Estas referencias y otras que pueden consultarse fácilmente en la recopilación publicada en 2006 deberían ser suficientes para que congresistas electos democráticamente desecharan los argumentos de quienes a nombre de la autonomía sindical protegen sin recato intereses personales que hoy todo el mundo identifica.
El tema de fondo es si el Congreso y los dirigentes de los partidos decisivos se comprometen con la democracia como medio para modernizar al país. Se verá si están dispuestos a abrir algún cauce favorable a los sindicalistas que hoy aspiran a representar con eficacia y honradez los intereses de los asalariados mexicanos.
La filosofía económica y política dominante en los últimos 25 años decidió ignorar los principios que permiten a los empleados hacerse escuchar en el foro público y contar con algún poder de negociación. El Estado renunció a su papel de gestor de los equilibrios. A nombre de una ilusoria paz social que atraería ríos de inversión, desde el gobierno se favorecieron todas las formas imaginables de simulación, que tuercen el propósito de la ley al bloquear la democracia sindical y la contratación colectiva genuina.
A falta de cualquier exigencia legal, líderes abusivos y sindicatos falsos se enseñorearon como nunca en el mundo del trabajo, con la complacencia empresarial y gubernamental. El país ha sufrido las consecuencias con una inequidad salarial masiva. En lo político quedó seriamente dañada la legitimidad de la justicia laboral. Los jóvenes sindicalistas tienen todo en contra si pretenden modernizar sus organizaciones.

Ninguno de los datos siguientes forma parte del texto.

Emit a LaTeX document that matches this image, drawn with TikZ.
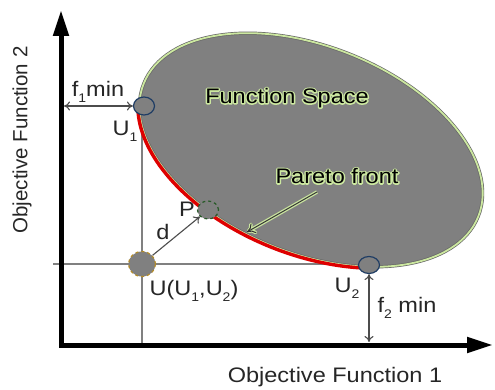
\documentclass[tikz,border=0pt]{standalone}
\usepackage{fontspec}
\setmainfont{Liberation Sans}
\usetikzlibrary{arrows.meta,shapes.geometric}
\definecolor{lg}{RGB}{204,232,160}
\definecolor{spacegray}{RGB}{128,128,128}
\definecolor{navy}{RGB}{30,60,100}
\definecolor{dgreen}{RGB}{40,90,40}
\definecolor{ochre}{RGB}{180,140,40}
\definecolor{pred}{RGB}{222,0,0}
\newcommand\sub[1]{\raisebox{-0.28em}{\fontsize{12.5}{12.5}\selectfont #1}}
\newcommand\halo[1]{\makebox[0pt][l]{\color{lg}\special{pdf:literal direct 1 Tr 2.6 w 1 j}#1\special{pdf:literal direct 0 Tr}}#1}
\begin{document}
\begin{tikzpicture}[x=1pt,y=1pt,
  txt/.style={font=\fontsize{21}{25}\selectfont, text=black!85, xscale=1.12, transform shape, inner sep=0pt},
  guide/.style={draw=black!50, line width=1.5pt},
  axis/.style={line width=5pt, line join=miter, {Triangle[length=26pt,width=15pt]}-{Triangle[length=26pt,width=15pt]}},
  dim/.style={draw=black!70, line width=1.1pt, {To[length=6pt,width=9pt]}-{To[length=6pt,width=9pt]}},
  oneway/.style={draw=black!70, line width=1.1pt, -{To[length=6pt,width=9pt]}},
  parrow/.style={draw=black!80, line width=1pt, -{To[length=8pt,width=11pt]},
     preaction={draw=lg, line width=3.5pt, -{To[length=9pt,width=13pt]}}},
  pt/.style={ellipse, minimum width=21pt, minimum height=18pt, inner sep=0pt, fill=spacegray, line width=1.2pt},
]
\useasboundingbox (0,0) rectangle (495,389);

\coordinate (ytip) at (61,379);
\coordinate (origin) at (61,44);
\coordinate (xtip) at (493,44);
\coordinate (hl) at (53,125);
\coordinate (hr) at (400,125);
\coordinate (vt) at (142,299);
\coordinate (vb) at (142,41);

\draw[guide] (hl) -- (hr);
\draw[guide] (vt) -- (vb);

\begin{scope}[shift={(311,239)}, rotate=-21.6]
  \draw[draw=black!60, line width=3.2pt, fill=spacegray] (0,0) ellipse [x radius=180, y radius=103.5];
  \draw[lg, line width=1.8pt] (0,0) ellipse [x radius=180, y radius=103.5];
  \draw[pred, line width=3.4pt] (192:181.5 and 105) arc [start angle=192, end angle=303, x radius=181.5, y radius=105];
\end{scope}

\draw[axis] (ytip) -- (origin) -- (xtip);

\node[pt, draw=navy] (U1) at (144,283) {};
\node[pt, draw=navy, minimum height=17pt] (U2) at (369,124) {};
\node[pt, draw=dgreen, dashed] (P) at (208,179) {};
\node[pt, draw=ochre, dashed, minimum width=27pt, minimum height=25pt] (U) at (142,125) {};

\coordinate (ya) at (64,283);
\coordinate (xa) at (369,47);
\draw[dim] (ya) -- (U1.west);
\draw[dim] (U2.south) -- (xa);
\draw[oneway] (U) -- (P);

\coordinate (pa) at (317,197);
\coordinate (pb) at (247,157);
\draw[parrow] (pa) -- (pb);

\node[font=\fontsize{20.5}{24}\selectfont, text=black!85, rotate=90, inner sep=0pt] (yl) at (22,249) {Objective Function 2};
\node[txt] (xl) at (335,12) {Objective Function 1};
\node[txt] (f1) at (98,297) {f\sub{1}min};
\node[txt] (u1l) at (125,258) {U\sub{1}};
\node[txt, text=black] (fs) at (287,291) {\halo{Function Space}};
\node[txt, text=black] (pf) at (337,213) {\halo{Pareto front}};
\node[txt] (pl) at (187,180) {P};
\node[txt] (dl) at (163,157) {d};
\node[txt] (ul) at (194,98) {U(U\sub{1},U\sub{2})};
\node[txt] (u2l) at (347,101) {U\sub{2}};
\node[txt] (f2) at (407,81) {f\sub{2} min};
\end{tikzpicture}
\end{document}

Pese a los limitados y parciales alcances de la discusión actual, la regulación de transparencia en los sindicatos, la rendición de cuentas de los líderes y el voto libre y secreto pueden resultar cruciales para enviar un mensaje democrático o avalar la simulación.
Los representantes empresariales y los líderes enquistados en la falsa autonomía están satisfechos con el statu quo. Sólo el Congreso podría modificar las tendencias ejerciendo sus atribuciones para proteger el interés público y los derechos de los trabajadores.
Todo apunta a lo peor. Salvo que el Senado invierta la tendencia, los daños serán para la legitimidad de la democracia. Los asalariados de México, que son la mayoría de los adultos mexicanos, harán su lectura. Al avalar las falacias en torno a la autonomía sindical el prestigio del sistema político bajará otro escalón. No nos extrañen después los resultados de las encuestas sobre satisfacción con la democracia.